Dataset entries:

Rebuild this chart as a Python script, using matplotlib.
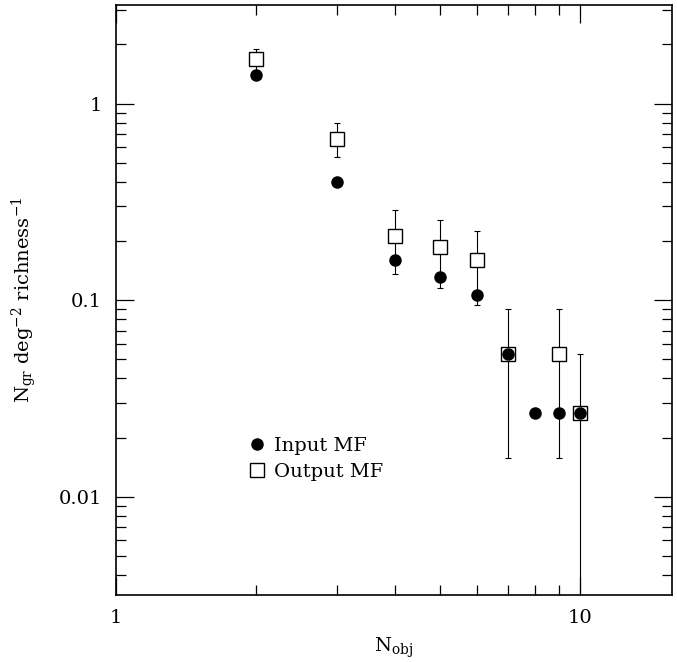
import matplotlib
matplotlib.use("Agg")
import matplotlib.pyplot as plt
from matplotlib.ticker import FixedLocator, NullFormatter, FixedFormatter

plt.rcParams["font.family"] = ["DejaVu Serif"]
plt.rcParams["mathtext.fontset"] = "dejavuserif"

# input mass function
n_in = [2, 3, 4, 5, 6, 7, 8, 9, 10]
dens_in = [1.39, 0.397, 0.160, 0.132, 0.106, 0.0532, 0.0268, 0.0268, 0.0268]

# output mass function with errors
n_out = [2, 3, 4, 5, 6, 7, 9, 10]
dens_out = [1.69, 0.664, 0.211, 0.186, 0.160, 0.0532, 0.0532, 0.0268]
err_out = [0.21, 0.13, 0.075, 0.07, 0.065, 0.0375, 0.0375, 0.0266]

fig = plt.figure(figsize=(6.77, 6.62), dpi=100)
ax = fig.add_axes([0.171, 0.101, 0.822, 0.891])

ax.errorbar(n_out, dens_out, yerr=err_out, fmt="none", ecolor="black",
            elinewidth=0.8, capsize=2.5, capthick=0.8, zorder=1)
ax.plot(n_out, dens_out, ls="none", marker="s", ms=10, mfc="white",
        mec="black", mew=1.0, label="Output MF", zorder=2)
ax.plot(n_in, dens_in, ls="none", marker="o", ms=8, color="black",
        label="Input MF", zorder=3)

ax.set_xscale("log")
ax.set_yscale("log")
ax.set_xlim(1, 15.8)
ax.set_ylim(10 ** -2.5, 10 ** 0.5)

ax.xaxis.set_major_locator(FixedLocator([1, 10]))
ax.xaxis.set_major_formatter(FixedFormatter(["1", "10"]))
ax.xaxis.set_minor_locator(FixedLocator([2, 3, 4, 5, 6, 7, 8, 9]))
ax.xaxis.set_minor_formatter(NullFormatter())
ax.yaxis.set_major_locator(FixedLocator([0.01, 0.1, 1]))
ax.yaxis.set_major_formatter(FixedFormatter(["0.01", "0.1", "1"]))
yminor = [m * 10.0 ** e for e in (-3, -2, -1, 0) for m in range(2, 10)]
ax.yaxis.set_minor_locator(FixedLocator(yminor))
ax.yaxis.set_minor_formatter(NullFormatter())

ax.tick_params(which="both", direction="in", top=True, right=True,
               width=0.9, labelsize=14, pad=10)
ax.tick_params(which="major", length=13)
ax.tick_params(which="minor", length=7)
for s in ax.spines.values():
    s.set_linewidth(1.2)

ax.set_xlabel(r"N$_{\rm obj}$", fontsize=14, labelpad=6)
ax.set_ylabel(r"N$_{\rm gr}$ deg$^{-2}$ richness$^{-1}$", fontsize=14,
              labelpad=14)

h, l = ax.get_legend_handles_labels()
ax.legend(h[::-1], l[::-1], loc="upper left", bbox_to_anchor=(0.215, 0.285),
          frameon=False, fontsize=14, handletextpad=0.3, handlelength=1.2,
          labelspacing=0.4, borderpad=0)

fig.savefig("out.png", dpi=100)
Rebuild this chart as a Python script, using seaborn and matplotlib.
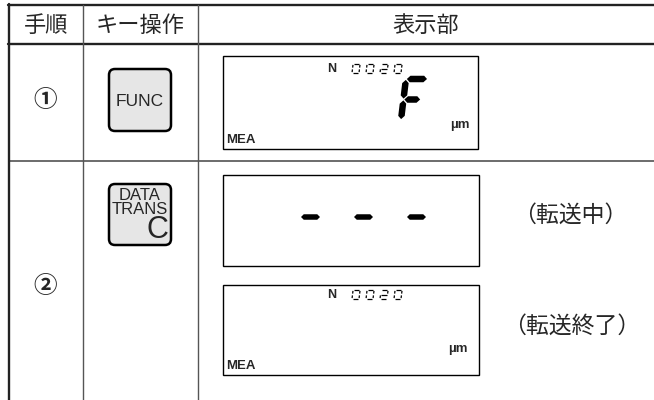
import numpy as np
import seaborn as sns
import matplotlib.pyplot as plt
from matplotlib.patches import Polygon, FancyBboxPatch, Rectangle

# table content
headers = ['手順', 'キー操作', '表示部']
steps = ['①', '②']
key_func = 'FUNC'
key_trans_lines = ['DATA', 'TRANS']
key_trans_letter = 'C'
counter_label = 'N'
counter_digits = '0020'
mode_label = 'MEA'
unit_label = 'µm'
func_char = 'F'
status_labels = ['（転送中）', '（転送終了）']
transfer_dashes = 3

# seven segment map
SEGMENTS = {'0': 'abcdef', '2': 'abged', 'F': 'afge', '-': 'g'}

sns.set_theme(style='white')
JP = ['Noto Sans CJK JP', 'DejaVu Sans']
LAT = ['Liberation Sans', 'DejaVu Sans']
plt.rcParams['font.family'] = JP

fig = plt.figure(figsize=(6.54, 4), dpi=100)
ax = fig.add_axes([0, 0, 1, 1])
ax.set_xlim(0, 654)
ax.set_ylim(400, 0)
ax.axis('off')


def seg_poly(p1, p2, t, gap):
    (x1, y1), (x2, y2) = p1, p2
    if y1 == y2:
        x1, x2 = x1 + gap, x2 - gap
        return [(x1, y1), (x1 + t / 2, y1 - t / 2), (x2 - t / 2, y1 - t / 2),
                (x2, y1), (x2 - t / 2, y1 + t / 2), (x1 + t / 2, y1 + t / 2)]
    y1, y2 = y1 + gap, y2 - gap
    return [(x1, y1), (x1 + t / 2, y1 + t / 2), (x1 + t / 2, y2 - t / 2),
            (x1, y2), (x1 - t / 2, y2 - t / 2), (x1 - t / 2, y1 + t / 2)]


def seg_ends(x, y, w, h, gw=1.0):
    top, mid, bot = y - h, y - h / 2, y
    L, R = x, x + w
    return {'a': ((L, top), (R, top)), 'g': ((L, mid), (L + w * gw, mid)),
            'd': ((L, bot), (R, bot)), 'f': ((L, top), (L, mid)),
            'b': ((R, top), (R, mid)), 'e': ((L, mid), (L, bot)),
            'c': ((R, mid), (R, bot))}


def draw_char(ch, x, y, w, h, t, slant=0.12, gap=0.8, gw=1.0):
    ends = seg_ends(x, y, w, h, gw)
    for s in SEGMENTS[ch]:
        pts = seg_poly(*ends[s], t, gap)
        pts = [(px + slant * (y - py), py) for px, py in pts]
        ax.add_patch(Polygon(pts, closed=True, fc='black', lw=0))


def draw_thin_char(ch, x, y, w, h, slant=0.12, gap=0.9, lw=0.9):
    ends = seg_ends(x, y, w, h)
    for s in SEGMENTS[ch]:
        (x1, y1), (x2, y2) = ends[s]
        if y1 == y2:
            x1, x2 = x1 + gap, x2 - gap
        else:
            y1, y2 = y1 + gap, y2 - gap
        ax.plot([x1 + slant * (y - y1), x2 + slant * (y - y2)], [y1, y2],
                color='black', lw=lw, solid_capstyle='butt')


def draw_counter(y_bottom):
    ax.text(331.5, y_bottom - 4.5, counter_label, ha='center', va='center',
            fontsize=9, fontweight='bold', family=LAT)
    for i, d in enumerate(counter_digits):
        draw_thin_char(d, 352 + i * 14, y_bottom, 7, 9, slant=0.12)


def lcd_box(x0, y0, x1, y1):
    ax.add_patch(Rectangle((x0, y0), x1 - x0, y1 - y0, fill=False,
                           ec='black', lw=1.0))


def key(x0, y0, x1, y1):
    ax.add_patch(FancyBboxPatch((x0 + 6, y0 + 6), x1 - x0 - 12, y1 - y0 - 12,
                                boxstyle='round,pad=6', fc='#e6e6e6',
                                ec='black', lw=1.8))


# grid lines
ax.plot([8, 654], [5, 5], color='#222222', lw=1.7)
ax.plot([8, 654], [44, 44], color='#222222', lw=1.7)
ax.plot([9, 654], [161, 161], color='#444444', lw=1.1)
ax.plot([9, 9], [4, 400], color='#222222', lw=1.7)
for cx in [83, 198]:
    ax.plot([cx, cx], [5, 400], color='#555555', lw=1.0)

# header
for cx, h in zip([46, 140, 426], headers):
    ax.text(cx, 25, h, ha='center', va='center', fontsize=16, family=JP)

# step numbers
for cy, s in zip([100, 286], steps):
    ax.text(45, cy, s, ha='center', va='center', fontsize=17,
            fontweight='bold', family=JP)

# keys
key(109, 69, 171, 131)
ax.text(140, 101, key_func, ha='center', va='center', fontsize=12.5, family=LAT)
key(109, 184, 171, 245)
for cy, t in zip([195, 209], key_trans_lines):
    ax.text(140, cy, t, ha='center', va='center', fontsize=12, family=LAT)
ax.text(157, 230, key_trans_letter, ha='center', va='center', fontsize=22, family=LAT)

# display 1 : FUNC
lcd_box(223, 56, 478, 149)
draw_counter(73)
draw_char(func_char, 401, 120, 22, 41, 6.5, slant=0.12, gap=0.9, gw=0.8)
ax.text(460, 125, unit_label, ha='center', va='center', fontsize=9.5,
        fontweight='bold', family=LAT)
ax.text(226, 140, mode_label, ha='left', va='center', fontsize=9.5,
        fontweight='bold', family=LAT)

# display 2 : transferring
lcd_box(223, 175, 479, 266)
for i in range(transfer_dashes):
    draw_char('-', 301 + i * 53, 217.5, 19, 1, 5.5, slant=0, gap=0)
ax.text(570, 215, status_labels[0], ha='center', va='center', fontsize=16.5, family=JP)

# display 3 : finished
lcd_box(223, 285, 479, 375)
draw_counter(299)
ax.text(458, 349, unit_label, ha='center', va='center', fontsize=9.5,
        fontweight='bold', family=LAT)
ax.text(226, 366, mode_label, ha='left', va='center', fontsize=9.5,
        fontweight='bold', family=LAT)
ax.text(572, 326, status_labels[1], ha='center', va='center', fontsize=16.5, family=JP)

fig.savefig('out.png', dpi=100, facecolor='white')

Instructions to follow: Give again exactly the lines running from the beginning of the material above through the line that contains "s.set_linewidth(1.2)", and leave out every picture.

Task result:
Rebuild this chart as a Python script, using matplotlib.
import matplotlib
matplotlib.use("Agg")
import matplotlib.pyplot as plt
from matplotlib.ticker import FixedLocator, NullFormatter, FixedFormatter

plt.rcParams["font.family"] = ["DejaVu Serif"]
plt.rcParams["mathtext.fontset"] = "dejavuserif"

# input mass function
n_in = [2, 3, 4, 5, 6, 7, 8, 9, 10]
dens_in = [1.39, 0.397, 0.160, 0.132, 0.106, 0.0532, 0.0268, 0.0268, 0.0268]

# output mass function with errors
n_out = [2, 3, 4, 5, 6, 7, 9, 10]
dens_out = [1.69, 0.664, 0.211, 0.186, 0.160, 0.0532, 0.0532, 0.0268]
err_out = [0.21, 0.13, 0.075, 0.07, 0.065, 0.0375, 0.0375, 0.0266]

fig = plt.figure(figsize=(6.77, 6.62), dpi=100)
ax = fig.add_axes([0.171, 0.101, 0.822, 0.891])

ax.errorbar(n_out, dens_out, yerr=err_out, fmt="none", ecolor="black",
            elinewidth=0.8, capsize=2.5, capthick=0.8, zorder=1)
ax.plot(n_out, dens_out, ls="none", marker="s", ms=10, mfc="white",
        mec="black", mew=1.0, label="Output MF", zorder=2)
ax.plot(n_in, dens_in, ls="none", marker="o", ms=8, color="black",
        label="Input MF", zorder=3)

ax.set_xscale("log")
ax.set_yscale("log")
ax.set_xlim(1, 15.8)
ax.set_ylim(10 ** -2.5, 10 ** 0.5)

ax.xaxis.set_major_locator(FixedLocator([1, 10]))
ax.xaxis.set_major_formatter(FixedFormatter(["1", "10"]))
ax.xaxis.set_minor_locator(FixedLocator([2, 3, 4, 5, 6, 7, 8, 9]))
ax.xaxis.set_minor_formatter(NullFormatter())
ax.yaxis.set_major_locator(FixedLocator([0.01, 0.1, 1]))
ax.yaxis.set_major_formatter(FixedFormatter(["0.01", "0.1", "1"]))
yminor = [m * 10.0 ** e for e in (-3, -2, -1, 0) for m in range(2, 10)]
ax.yaxis.set_minor_locator(FixedLocator(yminor))
ax.yaxis.set_minor_formatter(NullFormatter())

ax.tick_params(which="both", direction="in", top=True, right=True,
               width=0.9, labelsize=14, pad=10)
ax.tick_params(which="major", length=13)
ax.tick_params(which="minor", length=7)
for s in ax.spines.values():
    s.set_linewidth(1.2)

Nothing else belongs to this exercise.